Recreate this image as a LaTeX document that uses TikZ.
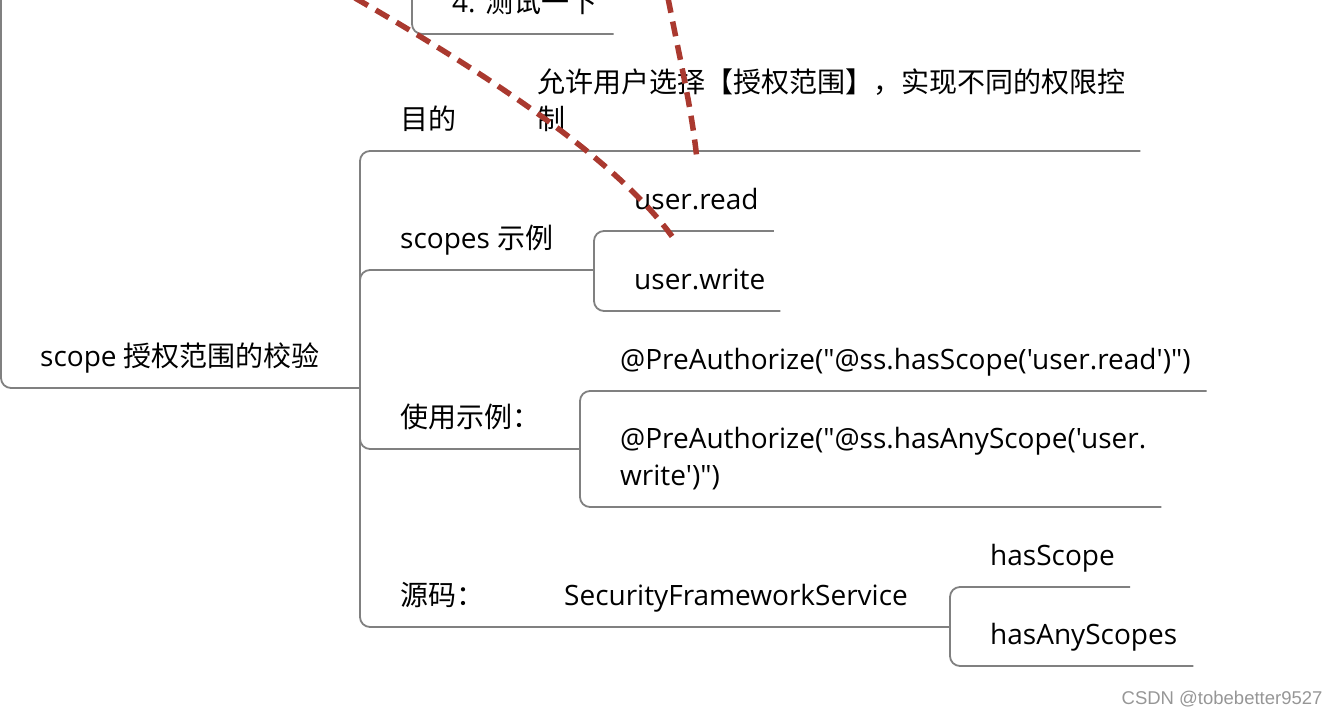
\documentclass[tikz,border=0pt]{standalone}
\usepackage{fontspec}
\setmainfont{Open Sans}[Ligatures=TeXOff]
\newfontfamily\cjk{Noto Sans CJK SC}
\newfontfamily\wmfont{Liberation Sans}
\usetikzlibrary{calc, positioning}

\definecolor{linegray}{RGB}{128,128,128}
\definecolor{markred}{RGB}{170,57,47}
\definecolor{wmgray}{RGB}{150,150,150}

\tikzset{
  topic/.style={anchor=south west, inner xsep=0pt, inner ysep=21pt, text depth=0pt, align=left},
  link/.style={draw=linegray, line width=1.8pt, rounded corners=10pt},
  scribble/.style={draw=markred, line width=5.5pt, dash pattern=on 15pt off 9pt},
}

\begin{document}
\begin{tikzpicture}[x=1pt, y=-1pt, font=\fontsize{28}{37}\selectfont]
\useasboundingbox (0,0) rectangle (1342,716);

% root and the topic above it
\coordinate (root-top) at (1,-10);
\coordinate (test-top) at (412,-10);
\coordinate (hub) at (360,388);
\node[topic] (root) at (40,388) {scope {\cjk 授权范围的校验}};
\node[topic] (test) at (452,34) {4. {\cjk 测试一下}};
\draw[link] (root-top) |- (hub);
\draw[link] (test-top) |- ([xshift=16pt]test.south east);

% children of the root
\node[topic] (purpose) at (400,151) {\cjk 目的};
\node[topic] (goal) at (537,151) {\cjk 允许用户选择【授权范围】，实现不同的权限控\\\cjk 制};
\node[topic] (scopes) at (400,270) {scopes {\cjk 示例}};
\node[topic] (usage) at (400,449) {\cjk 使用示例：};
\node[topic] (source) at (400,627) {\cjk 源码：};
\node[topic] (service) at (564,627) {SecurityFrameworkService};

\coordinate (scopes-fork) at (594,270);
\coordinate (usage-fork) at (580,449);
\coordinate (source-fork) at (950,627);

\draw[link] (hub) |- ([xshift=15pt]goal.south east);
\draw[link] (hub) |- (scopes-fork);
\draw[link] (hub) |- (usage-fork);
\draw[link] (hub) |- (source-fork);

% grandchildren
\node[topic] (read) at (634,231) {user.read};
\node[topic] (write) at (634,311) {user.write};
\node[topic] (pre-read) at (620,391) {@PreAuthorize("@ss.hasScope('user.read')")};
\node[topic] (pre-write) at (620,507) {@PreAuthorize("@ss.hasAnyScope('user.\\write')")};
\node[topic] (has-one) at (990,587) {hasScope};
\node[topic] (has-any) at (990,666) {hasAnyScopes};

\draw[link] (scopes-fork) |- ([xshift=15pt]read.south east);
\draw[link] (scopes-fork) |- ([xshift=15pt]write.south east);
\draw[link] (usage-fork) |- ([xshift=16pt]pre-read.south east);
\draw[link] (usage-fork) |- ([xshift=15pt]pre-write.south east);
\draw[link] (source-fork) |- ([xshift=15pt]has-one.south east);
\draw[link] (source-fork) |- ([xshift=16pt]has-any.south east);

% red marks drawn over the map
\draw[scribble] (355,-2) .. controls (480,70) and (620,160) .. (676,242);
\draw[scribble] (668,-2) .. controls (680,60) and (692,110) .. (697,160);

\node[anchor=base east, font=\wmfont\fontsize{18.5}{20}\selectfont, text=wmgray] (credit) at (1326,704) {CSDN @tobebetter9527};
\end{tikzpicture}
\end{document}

• _Task to complete_: Repeat, word for word and with no pictures, only the lines running from the beginning of the data to the line that contains "(hub) |- (source-fork);".

• _Output for this task_:
Recreate this image as a LaTeX document that uses TikZ.
\documentclass[tikz,border=0pt]{standalone}
\usepackage{fontspec}
\setmainfont{Open Sans}[Ligatures=TeXOff]
\newfontfamily\cjk{Noto Sans CJK SC}
\newfontfamily\wmfont{Liberation Sans}
\usetikzlibrary{calc, positioning}

\definecolor{linegray}{RGB}{128,128,128}
\definecolor{markred}{RGB}{170,57,47}
\definecolor{wmgray}{RGB}{150,150,150}

\tikzset{
  topic/.style={anchor=south west, inner xsep=0pt, inner ysep=21pt, text depth=0pt, align=left},
  link/.style={draw=linegray, line width=1.8pt, rounded corners=10pt},
  scribble/.style={draw=markred, line width=5.5pt, dash pattern=on 15pt off 9pt},
}

\begin{document}
\begin{tikzpicture}[x=1pt, y=-1pt, font=\fontsize{28}{37}\selectfont]
\useasboundingbox (0,0) rectangle (1342,716);

% root and the topic above it
\coordinate (root-top) at (1,-10);
\coordinate (test-top) at (412,-10);
\coordinate (hub) at (360,388);
\node[topic] (root) at (40,388) {scope {\cjk 授权范围的校验}};
\node[topic] (test) at (452,34) {4. {\cjk 测试一下}};
\draw[link] (root-top) |- (hub);
\draw[link] (test-top) |- ([xshift=16pt]test.south east);

% children of the root
\node[topic] (purpose) at (400,151) {\cjk 目的};
\node[topic] (goal) at (537,151) {\cjk 允许用户选择【授权范围】，实现不同的权限控\\\cjk 制};
\node[topic] (scopes) at (400,270) {scopes {\cjk 示例}};
\node[topic] (usage) at (400,449) {\cjk 使用示例：};
\node[topic] (source) at (400,627) {\cjk 源码：};
\node[topic] (service) at (564,627) {SecurityFrameworkService};

\coordinate (scopes-fork) at (594,270);
\coordinate (usage-fork) at (580,449);
\coordinate (source-fork) at (950,627);

\draw[link] (hub) |- ([xshift=15pt]goal.south east);
\draw[link] (hub) |- (scopes-fork);
\draw[link] (hub) |- (usage-fork);
\draw[link] (hub) |- (source-fork);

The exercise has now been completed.